Refrigerator Storage: Airtight container, 3-4 days. Gets thicker in the fridge as pasta soaks up liquid.

Reheating Instructions: Stovetop with extra broth to loosen. Or microwave with water, stir halfway.

Freezer Storage: Cool completely, freeze up to 3 months. I portion it out for lunches.

Thawing: Overnight in fridge, reheat with liquid. Don’t microwave frozen – weird texture.

Pro Storage Tip: Freezing some? Undercook pasta slightly. Finishes cooking when you reheat.

Allergy Information

Contains:

  • Gluten (pasta and flour)
  • Possible sulfites (wine and vinegars)
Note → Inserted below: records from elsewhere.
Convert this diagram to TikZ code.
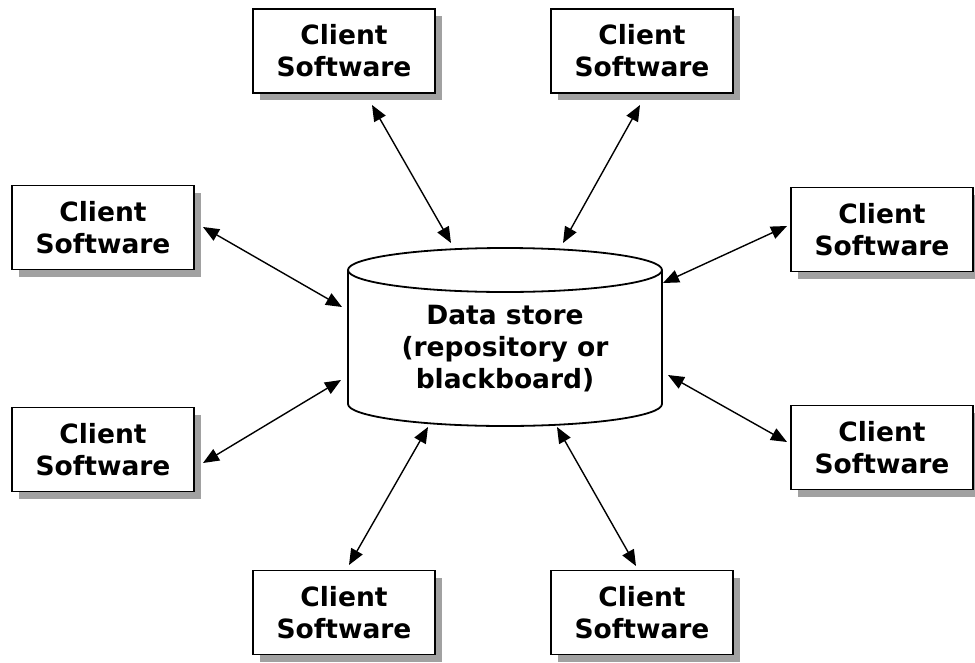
\documentclass[tikz,border=0pt]{standalone}
\usepackage{fontspec}
\setmainfont{DejaVu Sans}
\usetikzlibrary{arrows.meta,shadows}
\begin{document}
\begin{tikzpicture}[x=1pt,y=-1pt,
  box/.style={draw, line width=1.8pt, fill=white, minimum width=182pt, minimum height=84pt,
    align=center, inner sep=0pt, font=\fontsize{26.5}{32}\selectfont\bfseries,
    drop shadow={shadow xshift=7pt, shadow yshift=-7pt, fill=black!37, opacity=1}},
  link/.style={line width=1.4pt, {Triangle[length=16pt,width=13pt]}-{Triangle[length=16pt,width=13pt]}}]
\useasboundingbox (0,0) rectangle (975,662);
% boxes
\node[box] (tl) at (344,51) {Client\\Software};
\node[box] (tr) at (642,51) {Client\\Software};
\node[box] (lu) at (103,227.5) {Client\\Software};
\node[box] (ru) at (882,229.5) {Client\\Software};
\node[box] (ll) at (103,449.5) {Client\\Software};
\node[box] (rl) at (882,447.5) {Client\\Software};
\node[box] (bl) at (344,612.5) {Client\\Software};
\node[box] (br) at (642,612.5) {Client\\Software};
% cylinder
\filldraw[fill=white, line width=1.8pt] (348,270) -- (348,404) arc[start angle=180, end angle=0, x radius=157, y radius=22] -- (662,270);
\draw[line width=1.8pt] (505,270) ellipse [x radius=157, y radius=22];
\node[align=center, font=\fontsize{26.5}{32}\selectfont\bfseries] (ds) at (505,349) {Data store\\(repository or\\blackboard)};
% connector end points
\coordinate (a1) at (372,105); \coordinate (b1) at (451,243);
\coordinate (a2) at (640,105); \coordinate (b2) at (563,243);
\coordinate (a3) at (203,227); \coordinate (b3) at (342,307);
\coordinate (a4) at (787,226); \coordinate (b4) at (663,283);
\coordinate (a5) at (203,463); \coordinate (b5) at (341,380);
\coordinate (a6) at (787,442); \coordinate (b6) at (668,375);
\coordinate (a7) at (349,565); \coordinate (b7) at (428,427);
\coordinate (a8) at (636,566); \coordinate (b8) at (557,427);
\foreach \i in {1,...,8} \draw[link] (a\i) -- (b\i);
\end{tikzpicture}
\end{document}
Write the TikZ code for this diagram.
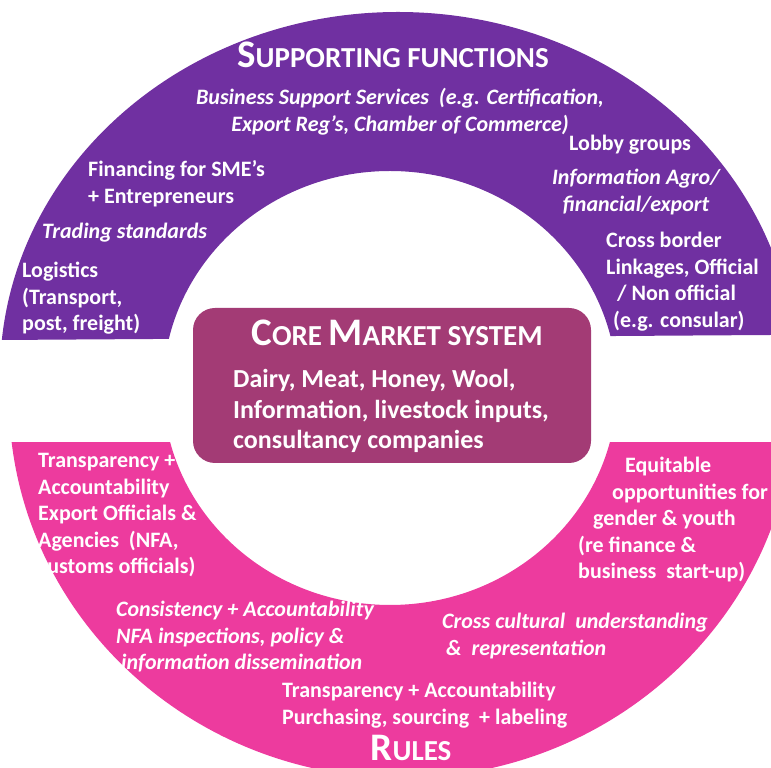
\documentclass[tikz,border=0pt]{standalone}
\usepackage{fontspec}
\setmainfont{Carlito}
\definecolor{suppviolet}{rgb}{0.44,0.19,0.63}
\definecolor{rulepink}{rgb}{0.93,0.23,0.62}
\definecolor{coreplum}{rgb}{0.64,0.23,0.46}
\newcommand{\capword}[2]{{\fontsize{39}{42}\selectfont #1}{\fontsize{29}{32}\selectfont #2}}

\begin{document}
\begin{tikzpicture}[x=1pt,y=1pt,
    lbl/.style={text=white,inner sep=0pt,align=left,font=\bfseries\fontsize{22}{26.5}\selectfont},
    ital/.style={lbl,font=\bfseries\itshape\fontsize{22}{26.5}\selectfont}]

    \useasboundingbox (0,0) rectangle (771,768);

    % upper half of the ring
    \begin{scope}
    \clip (0,428) -- (771,433) -- (771,768) -- (0,768) -- cycle;
    \fill[suppviolet,even odd rule] (398,393) ellipse [x radius=398,y radius=363] (390,380) ellipse [x radius=227,y radius=217];
    \end{scope}

    % lower half of the ring
    \begin{scope}
    \clip (0,325) -- (771,325) -- (771,0) -- (0,0) -- cycle;
    \fill[rulepink,even odd rule] (402,370) ellipse [x radius=393,y radius=380] (390,380) ellipse [x radius=227,y radius=217];
    \end{scope}

    % centre box (base of a text = its last line)
    \node[fill=coreplum,rounded corners=22pt,minimum width=398pt,minimum height=155pt] (core) at (392,382.5) {};
    \node[lbl,anchor=base] (coretitle) at (397,422) {\capword{C}{ORE }\capword{M}{ARKET SYSTEM}};
    \node[lbl,anchor=base west,font=\bfseries\fontsize{26}{30.5}\selectfont] (coreitems) at (233,319) {Dairy, Meat, Honey, Wool,\\Information, livestock inputs,\\consultancy companies};

    % supporting functions
    \node[lbl,anchor=base] (supptitle) at (393,700) {\capword{S}{UPPORTING FUNCTIONS}};
    \node[ital,anchor=base,align=center] (business) at (400,636.5) {Business Support Services~ (e.g. Certification,\\Export Reg’s, Chamber of Commerce)};
    \node[lbl,anchor=base west] (lobby) at (569,617) {Lobby groups};
    \node[ital,anchor=base,align=center] (infoagro) at (636,556.5) {Information Agro/\\financial/export};
    \node[lbl,anchor=base west] (financing) at (88,564.5) {Financing for SME’s\\+ Entrepreneurs};
    \node[ital,anchor=base west] (trading) at (42,529) {Trading standards};
    \node[lbl,anchor=base west] (crossborder) at (606,440.5) {Cross border\\Linkages, Official\\\hspace*{11pt}/ Non official\\\hspace*{7pt}(e.g. consular)};
    \node[lbl,anchor=base west] (logistics) at (22,437) {Logistics\\(Transport,\\post, freight)};

    % rules
    \node[lbl,anchor=base west] (exportoff) at (38,194) {Transparency +\\Accountability\\Export Officials \&\\Agencies~ (NFA,\\customs officials)};
    \node[lbl,anchor=base west] (equitable) at (578,189) {\hspace*{47pt}Equitable\\\hspace*{34pt}opportunities for\\\hspace*{15pt}gender \& youth\\(re finance \&\\business~ start-up)};
    \node[ital,anchor=base west] (consistency) at (116,98) {Consistency + Accountability\\NFA inspections, policy \&\\\hspace*{5pt}information dissemination};
    \node[ital,anchor=base west] (crosscult) at (442,112.5) {Cross cultural~ understanding\\\hspace*{4pt}\&~ representation};
    \node[lbl,anchor=base west] (purchasing) at (282,43.5) {Transparency + Accountability\\Purchasing, sourcing~ + labeling};
    \node[lbl,anchor=base] (rulestitle) at (411,7) {\capword{R}{ULES}};
\end{tikzpicture}
\end{document}
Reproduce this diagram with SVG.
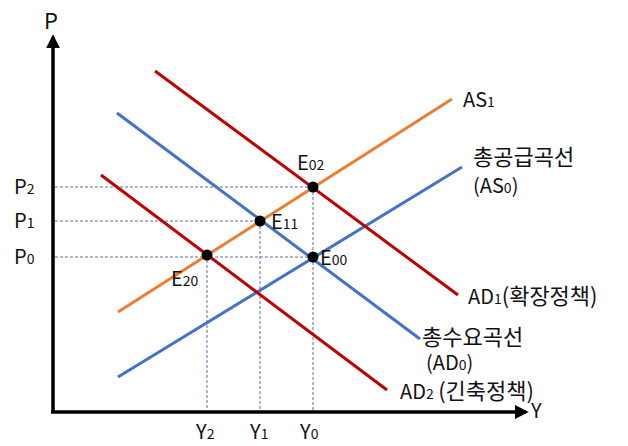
<svg xmlns="http://www.w3.org/2000/svg" width="628" height="446" viewBox="0 0 628 446">
<style>
text{font-family:"Noto Sans CJK KR","Liberation Sans",sans-serif;font-size:20px;fill:#111}
.k{font-size:22px}
.s{font-size:14px}
.ax{stroke:#000;stroke-width:3.5;fill:none}
.dash{stroke:#5a6fa8;stroke-width:1;stroke-dasharray:3 2;fill:none}
.red{stroke:#c00000;stroke-width:3;fill:none}
.blue{stroke:#4472c4;stroke-width:3;fill:none}
.orange{stroke:#ed7d31;stroke-width:3;fill:none}
.pt{fill:#000}
</style>
<defs>
<marker id="ahb" viewBox="0 0 10 10" markerWidth="14" markerHeight="14" refX="8" refY="5" orient="auto" markerUnits="userSpaceOnUse">
<path d="M0,0 L10,5 L0,10 z" fill="#000"/>
</marker>
</defs>
<g id="connectors">
<line class="dash" x1="55" y1="187" x2="313" y2="187"/>
<line class="dash" x1="55" y1="221" x2="260" y2="221"/>
<line class="dash" x1="55" y1="257" x2="313" y2="257"/>
<line class="dash" x1="207" y1="255" x2="207" y2="410"/>
<line class="dash" x1="260" y1="221" x2="260" y2="410"/>
<line class="dash" x1="313" y1="187" x2="313" y2="410"/>
<line id="AS1" class="orange" x1="118" y1="312" x2="452" y2="99"/>
<line id="AS0" class="blue" x1="118" y1="377" x2="462" y2="167"/>
<line id="AD0" class="blue" x1="117" y1="113" x2="420" y2="339"/>
<line id="AD1" class="red" x1="155" y1="71" x2="458" y2="295"/>
<line id="AD2" class="red" x1="101" y1="175" x2="387" y2="390"/>
<line class="ax" x1="53" y1="412" x2="53" y2="37" marker-end="url(#ahb)"/>
<line class="ax" x1="51" y1="412" x2="526" y2="412" marker-end="url(#ahb)"/>
</g>
<g id="E02"><circle class="pt" cx="313" cy="187" r="5.5"/><text x="297" y="170">E<tspan class="s">02</tspan></text></g>
<g id="E11"><circle class="pt" cx="260" cy="221" r="5.5"/><text x="271" y="229">E<tspan class="s">11</tspan></text></g>
<g id="E00"><circle class="pt" cx="313" cy="257" r="5.5"/><text x="320" y="265">E<tspan class="s">00</tspan></text></g>
<g id="E20"><circle class="pt" cx="207" cy="255" r="5.5"/><text x="171" y="286">E<tspan class="s">20</tspan></text></g>
<g id="labels">
<text x="44" y="29" style="font-size:22px">P</text>
<text x="531" y="418">Y</text>
<text x="14" y="194">P<tspan class="s">2</tspan></text>
<text x="14" y="228">P<tspan class="s">1</tspan></text>
<text x="14" y="264">P<tspan class="s">0</tspan></text>
<text x="196" y="439">Y<tspan class="s">2</tspan></text>
<text x="250" y="439">Y<tspan class="s">1</tspan></text>
<text x="300" y="439">Y<tspan class="s">0</tspan></text>
<text x="463" y="107">AS<tspan class="s">1</tspan></text>
<text class="k" x="473" y="165">총공급곡선</text>
<text x="473" y="193">(AS<tspan class="s">0</tspan>)</text>
<text x="468" y="304">AD<tspan class="s">1</tspan><tspan class="k">(확장정책)</tspan></text>
<text class="k" x="422" y="345">총수요곡선</text>
<text x="426" y="370">(AD<tspan class="s">0</tspan>)</text>
<text x="400" y="399">AD<tspan class="s">2</tspan> <tspan class="k">(긴축정책)</tspan></text>
</g>
</svg>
Common Allergen Substitutions:

Gluten-Free: GF pasta, skip flour or use GF flour. Some GF pasta needs more liquid.

Dairy-Free: Already is unless you add cheese. Use dairy-free cheese if wanted.

Alcohol-Free: More broth instead of wine. Slightly different taste but works.

Low-Sodium: Low-sodium broth, easy on salt. Pasta absorbs liquid so sodium concentrates.

Vegetarian: Veggie broth not beef. Lighter but tasty.

Vegan: Veggie broth, skip cheese or use vegan. Check wine is vegan if that matters to you.

Mushroom Allergy: Leave out or swap for bell peppers or zucchini.

Questions I Get Asked A Lot

My onions aren’t caramelizing – what am I doing wrong?

Heat too low or stirring too much. Medium heat, stir every 3-4 minutes, let them sit between stirs. Salt helps pull moisture. Add tiny splash water if sticking.

Why is my sauce too watery/too thick?

Every pasta’s different. Too thin? Let it sit or simmer more. Too thick? Add broth gradually. Flour makes it thicker so skip that if you want brothy.

How do I know when my onions are properly caramelized?

Deep golden brown like actual caramel. Super soft, smell sweet, way smaller than you started. Still smell raw onion? Keep going. See black? Burned.

Can I use a different type of vinegar?

Sherry’s best – nutty flavor. Red wine or apple cider work. Not white vinegar (harsh) or balsamic (sweet). Start with tablespoon and taste.